= PROBLEM REQUIREMENTS =
Nothing should be output except the lines from the one containing "Recreate this image as a Python script that uses matplotlib." through the one containing "plt.rcParams['mathtext.bfit'] = 'Liberation", both ends included, each repeated exactly.

= RAW DATA =

▼

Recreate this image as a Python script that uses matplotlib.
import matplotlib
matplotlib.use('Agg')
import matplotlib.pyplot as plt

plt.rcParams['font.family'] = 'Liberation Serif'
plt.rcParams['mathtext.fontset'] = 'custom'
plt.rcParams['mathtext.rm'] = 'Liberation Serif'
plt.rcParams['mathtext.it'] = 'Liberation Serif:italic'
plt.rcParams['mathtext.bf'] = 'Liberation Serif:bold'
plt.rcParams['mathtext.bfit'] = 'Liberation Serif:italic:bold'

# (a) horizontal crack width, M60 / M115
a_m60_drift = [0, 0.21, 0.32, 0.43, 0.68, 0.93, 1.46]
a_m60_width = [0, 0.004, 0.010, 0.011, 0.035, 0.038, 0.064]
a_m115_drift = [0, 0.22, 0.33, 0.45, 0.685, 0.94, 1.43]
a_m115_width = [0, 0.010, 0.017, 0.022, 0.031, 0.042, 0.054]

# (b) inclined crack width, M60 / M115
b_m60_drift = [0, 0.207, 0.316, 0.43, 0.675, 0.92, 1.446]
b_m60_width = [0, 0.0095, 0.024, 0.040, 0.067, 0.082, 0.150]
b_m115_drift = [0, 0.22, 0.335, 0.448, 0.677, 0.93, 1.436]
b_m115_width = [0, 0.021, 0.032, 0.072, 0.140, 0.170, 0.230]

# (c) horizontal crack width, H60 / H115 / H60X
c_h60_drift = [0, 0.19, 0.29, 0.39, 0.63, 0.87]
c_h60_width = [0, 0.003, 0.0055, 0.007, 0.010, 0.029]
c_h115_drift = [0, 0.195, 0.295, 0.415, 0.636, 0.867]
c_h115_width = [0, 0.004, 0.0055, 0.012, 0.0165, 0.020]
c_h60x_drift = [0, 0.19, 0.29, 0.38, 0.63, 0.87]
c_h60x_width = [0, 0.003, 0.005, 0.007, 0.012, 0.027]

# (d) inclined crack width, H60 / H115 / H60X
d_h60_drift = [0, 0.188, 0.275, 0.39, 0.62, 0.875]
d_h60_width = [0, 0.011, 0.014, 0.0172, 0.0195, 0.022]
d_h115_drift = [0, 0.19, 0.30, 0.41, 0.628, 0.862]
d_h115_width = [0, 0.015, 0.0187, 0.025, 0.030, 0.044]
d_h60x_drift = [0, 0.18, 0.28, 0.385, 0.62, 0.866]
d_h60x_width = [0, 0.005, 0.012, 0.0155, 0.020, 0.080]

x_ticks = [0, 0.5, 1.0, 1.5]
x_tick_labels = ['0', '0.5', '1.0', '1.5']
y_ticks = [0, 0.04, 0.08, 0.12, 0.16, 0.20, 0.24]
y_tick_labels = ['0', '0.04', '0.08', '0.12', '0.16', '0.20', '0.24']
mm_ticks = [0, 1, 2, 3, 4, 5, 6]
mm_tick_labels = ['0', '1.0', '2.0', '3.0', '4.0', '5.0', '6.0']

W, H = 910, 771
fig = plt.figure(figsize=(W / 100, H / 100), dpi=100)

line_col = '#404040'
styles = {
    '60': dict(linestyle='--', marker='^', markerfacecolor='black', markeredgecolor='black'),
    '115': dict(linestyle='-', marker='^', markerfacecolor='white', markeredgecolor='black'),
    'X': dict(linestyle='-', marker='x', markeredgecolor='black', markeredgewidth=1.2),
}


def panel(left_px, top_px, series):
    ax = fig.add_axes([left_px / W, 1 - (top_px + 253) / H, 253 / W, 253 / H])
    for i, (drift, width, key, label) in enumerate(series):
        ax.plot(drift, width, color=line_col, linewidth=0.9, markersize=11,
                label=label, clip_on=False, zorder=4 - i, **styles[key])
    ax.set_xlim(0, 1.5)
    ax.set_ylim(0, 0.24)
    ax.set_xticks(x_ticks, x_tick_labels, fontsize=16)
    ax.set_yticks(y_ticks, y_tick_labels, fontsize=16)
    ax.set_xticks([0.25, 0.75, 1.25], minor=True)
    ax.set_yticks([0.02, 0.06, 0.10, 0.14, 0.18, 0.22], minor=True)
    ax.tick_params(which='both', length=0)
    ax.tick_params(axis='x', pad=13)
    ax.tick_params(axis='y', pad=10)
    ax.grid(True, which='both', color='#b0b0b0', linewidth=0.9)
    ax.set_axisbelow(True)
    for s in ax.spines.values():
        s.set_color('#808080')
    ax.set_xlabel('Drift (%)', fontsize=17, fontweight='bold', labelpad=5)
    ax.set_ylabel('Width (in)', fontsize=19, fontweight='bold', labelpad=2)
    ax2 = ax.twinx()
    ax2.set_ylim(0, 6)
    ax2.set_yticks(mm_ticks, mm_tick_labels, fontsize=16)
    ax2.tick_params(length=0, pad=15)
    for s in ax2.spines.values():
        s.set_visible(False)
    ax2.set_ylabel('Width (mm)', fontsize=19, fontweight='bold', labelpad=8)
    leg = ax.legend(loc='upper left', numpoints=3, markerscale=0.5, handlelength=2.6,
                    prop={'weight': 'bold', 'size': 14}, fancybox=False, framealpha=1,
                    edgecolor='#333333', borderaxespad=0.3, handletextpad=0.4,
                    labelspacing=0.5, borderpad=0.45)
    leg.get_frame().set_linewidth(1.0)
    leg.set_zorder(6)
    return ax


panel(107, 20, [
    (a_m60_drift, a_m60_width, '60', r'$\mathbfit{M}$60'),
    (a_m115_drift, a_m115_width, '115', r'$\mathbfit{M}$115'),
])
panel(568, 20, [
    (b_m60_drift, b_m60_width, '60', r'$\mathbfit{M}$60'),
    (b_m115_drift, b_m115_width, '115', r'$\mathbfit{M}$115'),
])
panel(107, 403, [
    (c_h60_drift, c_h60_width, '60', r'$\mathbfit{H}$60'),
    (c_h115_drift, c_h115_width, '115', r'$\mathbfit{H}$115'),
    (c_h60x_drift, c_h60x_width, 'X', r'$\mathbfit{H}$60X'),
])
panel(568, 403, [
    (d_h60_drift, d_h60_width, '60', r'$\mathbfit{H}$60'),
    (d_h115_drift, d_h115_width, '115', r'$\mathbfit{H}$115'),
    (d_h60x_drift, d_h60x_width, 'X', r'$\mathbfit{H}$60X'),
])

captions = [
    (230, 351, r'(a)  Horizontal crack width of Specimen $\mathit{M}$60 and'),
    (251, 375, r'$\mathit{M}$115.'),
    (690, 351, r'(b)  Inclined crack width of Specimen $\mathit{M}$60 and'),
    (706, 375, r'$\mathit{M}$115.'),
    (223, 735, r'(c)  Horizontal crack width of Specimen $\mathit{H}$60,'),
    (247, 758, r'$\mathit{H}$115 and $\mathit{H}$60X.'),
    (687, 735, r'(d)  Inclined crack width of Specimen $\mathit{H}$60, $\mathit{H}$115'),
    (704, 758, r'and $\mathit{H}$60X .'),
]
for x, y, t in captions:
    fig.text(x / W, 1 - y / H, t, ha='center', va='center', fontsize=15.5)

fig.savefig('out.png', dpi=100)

▲
▼

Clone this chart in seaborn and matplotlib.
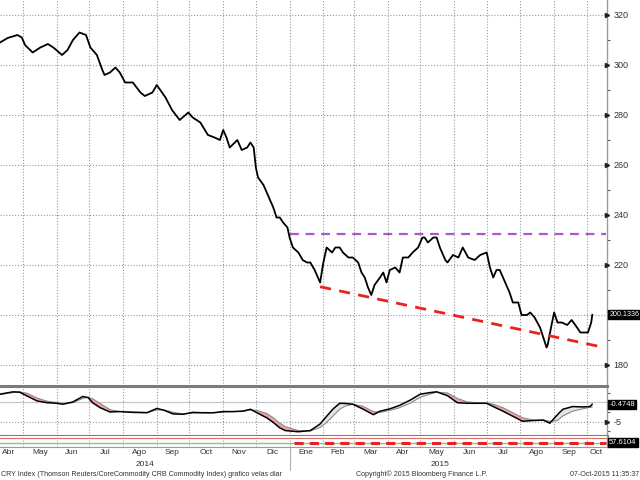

▲
▼

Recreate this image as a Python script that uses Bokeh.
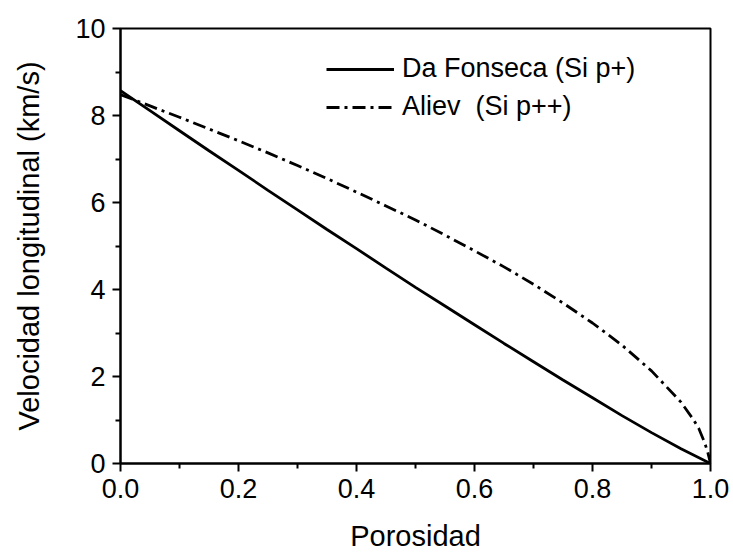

▲

= TASK RESULT =
Recreate this image as a Python script that uses matplotlib.
import matplotlib
matplotlib.use('Agg')
import matplotlib.pyplot as plt

plt.rcParams['font.family'] = 'Liberation Serif'
plt.rcParams['mathtext.fontset'] = 'custom'
plt.rcParams['mathtext.rm'] = 'Liberation Serif'
plt.rcParams['mathtext.it'] = 'Liberation Serif:italic'
plt.rcParams['mathtext.bf'] = 'Liberation Serif:bold'
plt.rcParams['mathtext.bfit'] = 'Liberation Serif:italic:bold'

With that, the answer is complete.